The art of forgiveness is a human endeavor many aspire to. Plenty of the great religious traditions, including Buddhism and Christianity, hold this ability up as one of the true measures of a “good” man or a woman. Even so, it seems that tolerance for the misdeeds of others in modern society tends to be a partisan affair. Christ-like it is not.
When clemency is handed out to someone on your “team”—a person whose stated views appeal to your own sympathies—yet denied to someone with whom you might disagree, or even consider an enemy of sorts (we’re not talking Hitler here), then perhaps your forgiveness is not as magnanimous as you once believed.
When a liberal forgives a Democrat his sexual transgressions (Clinton), or turns a blind eye to extrajudicial killings (Obama), this generally doesn’t come as a shock. If a conservative pardons the shoddy military record of a hawkish president (Bush), while attacking a real soldier (Kerry), or perhaps forgives a firebrand evangelist his drug or sexual scandals (Jimmy Swaggart, Paul Crouch, Ted Haggard), yet is still able to attack the “moral” qualities of people with opposing beliefs as “un-American,” or go after folks because of their sexual orientation— well, in my book, this isn’t forgiveness at all. It’s simply giving a member of your team a “pass.” No need to pat yourself on the back for your kind-hearted ways.

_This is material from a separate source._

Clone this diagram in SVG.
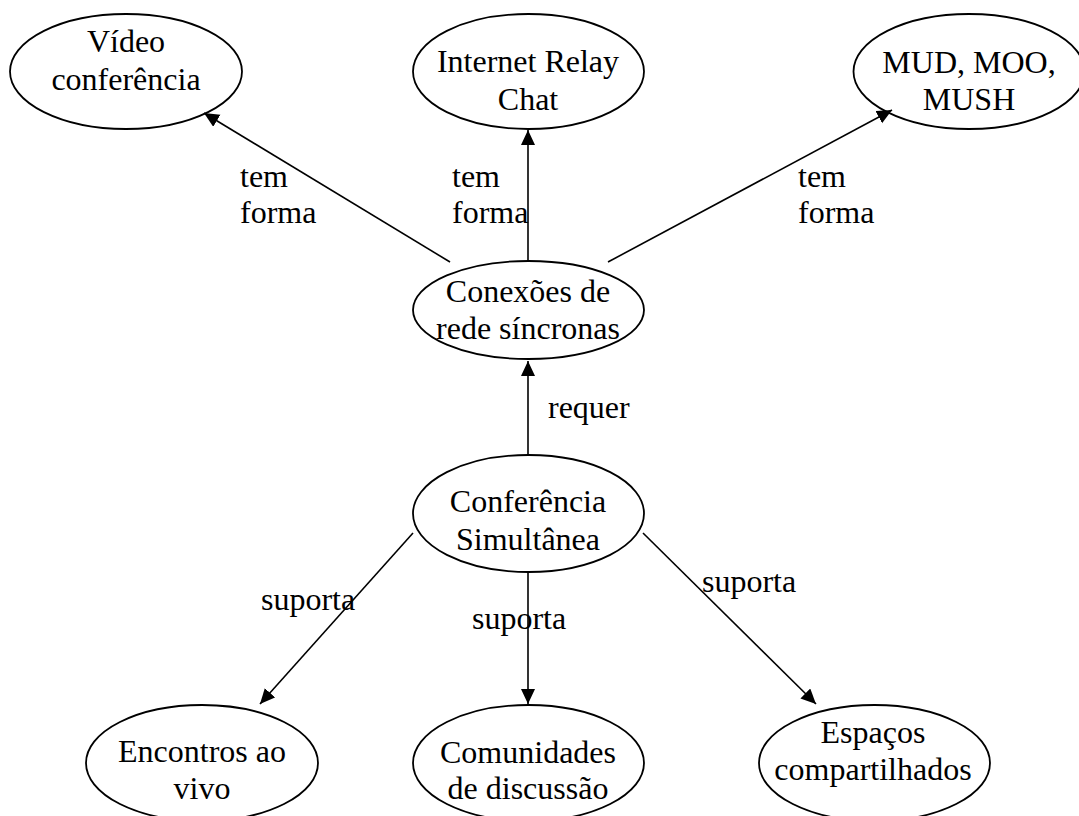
<svg xmlns="http://www.w3.org/2000/svg" width="1079" height="816" viewBox="0 0 1079 816">
<style>
  .node ellipse { fill: #fff; stroke: #000; stroke-width: 1.8; }
  text { font-family: "Liberation Serif", "Times New Roman", serif; font-size: 32px; fill: #000; }
  .c { text-anchor: middle; }
  .edge { stroke: #000; stroke-width: 1.6; fill: none; marker-end: url(#arr); }
</style>
<defs>
  <marker id="arr" markerUnits="userSpaceOnUse" markerWidth="16" markerHeight="16" refX="15" refY="7" orient="auto">
    <path d="M0,0 L15,7 L0,14 z" fill="#000"/>
  </marker>
</defs>
<rect width="1079" height="816" fill="#fff"/>
<g id="nodes">
  <g id="video" class="node">
    <ellipse cx="126" cy="71.5" rx="116" ry="57.5"/>
    <text class="c" x="126" y="52">Vídeo</text>
    <text class="c" x="126" y="90">conferência</text>
  </g>
  <g id="irc" class="node">
    <ellipse cx="528.5" cy="71.5" rx="115.5" ry="57.5"/>
    <text class="c" x="528" y="72">Internet Relay</text>
    <text class="c" x="528" y="110">Chat</text>
  </g>
  <g id="mud" class="node">
    <ellipse cx="969" cy="71.5" rx="115.5" ry="57.5"/>
    <text class="c" x="969" y="73">MUD, MOO,</text>
    <text class="c" x="969" y="110">MUSH</text>
  </g>
  <g id="conexoes" class="node">
    <ellipse cx="528.5" cy="310" rx="115.5" ry="49"/>
    <text class="c" x="528" y="302">Conexões de</text>
    <text class="c" x="528" y="339">rede síncronas</text>
  </g>
  <g id="conferencia" class="node">
    <ellipse cx="528.5" cy="513.5" rx="115.5" ry="58.5"/>
    <text class="c" x="528" y="512">Conferência</text>
    <text class="c" x="528" y="550">Simultânea</text>
  </g>
  <g id="encontros" class="node">
    <ellipse cx="202" cy="763" rx="116" ry="58"/>
    <text class="c" x="202" y="762">Encontros ao</text>
    <text class="c" x="202" y="799">vivo</text>
  </g>
  <g id="comunidades" class="node">
    <ellipse cx="528.5" cy="763" rx="115.5" ry="58"/>
    <text class="c" x="528" y="763">Comunidades</text>
    <text class="c" x="528" y="799">de discussão</text>
  </g>
  <g id="espacos" class="node">
    <ellipse cx="874.5" cy="763" rx="115.5" ry="58"/>
    <text class="c" x="873" y="743">Espaços</text>
    <text class="c" x="873" y="780">compartilhados</text>
  </g>
</g>
<g id="connectors">
  <line class="edge" x1="450" y1="262" x2="204" y2="113"/>
  <line class="edge" x1="528" y1="261" x2="528" y2="130"/>
  <line class="edge" x1="608" y1="262" x2="892" y2="110"/>
  <line class="edge" x1="528" y1="455" x2="528" y2="361"/>
  <line class="edge" x1="413" y1="533" x2="260" y2="704"/>
  <line class="edge" x1="528" y1="572" x2="528" y2="704"/>
  <line class="edge" x1="643" y1="533" x2="816" y2="704"/>
</g>
<g id="labels">
  <text x="240" y="187">tem</text>
  <text x="240" y="223">forma</text>
  <text x="452" y="187">tem</text>
  <text x="452" y="223">forma</text>
  <text x="798" y="187">tem</text>
  <text x="798" y="223">forma</text>
  <text x="548" y="418">requer</text>
  <text x="261" y="610">suporta</text>
  <text x="472" y="629">suporta</text>
  <text x="702" y="592">suporta</text>
</g>
</svg>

Forgiveness has its limits. A human being guilty of genocide, or other heinous crimes, should probably carry the burden of his or her guilt (assuming the person in question isn’t a sociopath) for life, absent any absolution. Yet for the masses, and the cultural and political pundits allocating “forgiveness” in the first place, I believe it’s important to grasp that the true art only takes shape when you can forgive someone you don’t like, or perhaps hate, and will never understand.
For those public figures caught up in scandal, betraying their own stated beliefs, yet somehow manage to keep slithering on thanks to the forgiveness of their constituents (Mark Sanford) or followers—it might be time to stop doing that. At least modern leaders don’t have to exit public life in the same violent manner shamed Japanese once undertook (seppuku).
Of course, why exit at all when shame no longer seems to be much of a factor as to how someone conducts his or her affairs in public. There’s a difference between asking for forgiveness, and manipulating the good will of the people. Besides, Jesse Jackson can only rehabilitate so many fallen leaders at a time.
Dante believed sinners guilty of hypocrisy would be punished in the Eighth Circle of Hell (one of the worst), possibly crucified (Caiphus), while fellow hypocrites donning leaden cloaks walked over the body and crushed it. It’s safe to say he wasn’t a fan of two-faced individuals.
The man who is false at every turn will often beg the world for forgiveness when he’s found out as a liar… and sadly, its seems, he often gets what he wants, even though from my perspective an awful lot of this public crying and moral “soul searching” we witness from our leaders is false as well. Let’s just say that I appreciate Dante’s perspective on the matter.